Robustness Engineering: Training for Production Realities
Production Environment Reality
Production serving environments are fundamentally messy: upstream services time out under load, caches go stale, network partitions cause missing features, and bursty traffic creates partial feature vectors. If your model only trains on clean, complete data, it will degrade sharply when these inevitable failures occur. Robustness engineering means explicitly training your model to handle production noise, trading a small amount of peak offline accuracy for much better worst case behavior.
Feature Dropout Technique
Feature dropout during training is the core technique. Randomly zero out 5 to 20 percent of features during each training step, forcing the model to learn redundant pathways and tolerate missing inputs. This mirrors what happens when a feature service times out: instead of receiving nonsensical default values the model has never seen, it receives zeros or nulls it was trained to handle. Fraud models with 15 percent feature dropout maintained 85 percent recall when three upstream services failed simultaneously, while models without dropout collapsed to 40 percent recall. The cost is typically 1 to 3 percent lower offline AUC.
Noise Injection
Noise injection complements dropout by matching production variance. If device fingerprint features are correct 95 percent of the time but wrong 5 percent due to spoofing or bugs, inject that same 5 percent corruption rate into training. If time aggregates have 30 second staleness on average, add random staleness to training features.
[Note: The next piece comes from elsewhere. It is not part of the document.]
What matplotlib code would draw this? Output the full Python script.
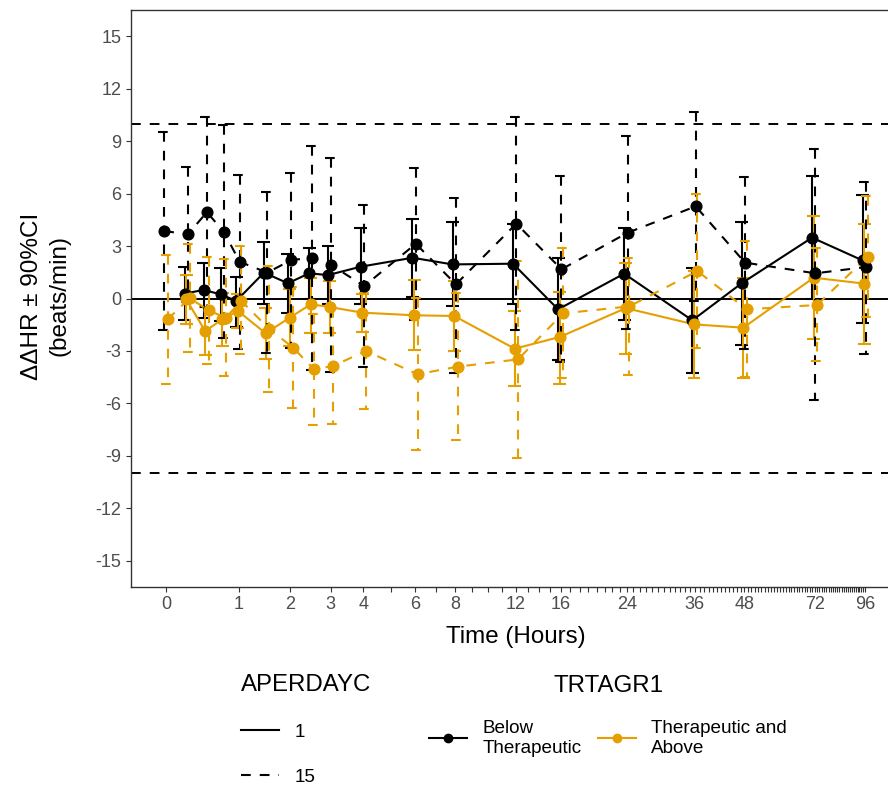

Google's production ML guidelines recommend training with latency budgets: artificially time out feature fetches at training time with the same probability distribution as production timeouts.
Multi Tier Fallback
Per feature criticality and fallback strategies extend this. Classify features as critical, important, or auxiliary. Monitor critical features with tight SLAs. Netflix's recommendation system has three tiers: full model with all real time features (used 95 percent of time), fallback model with only batch features (4 percent), and popularity baseline (1 percent during incidents).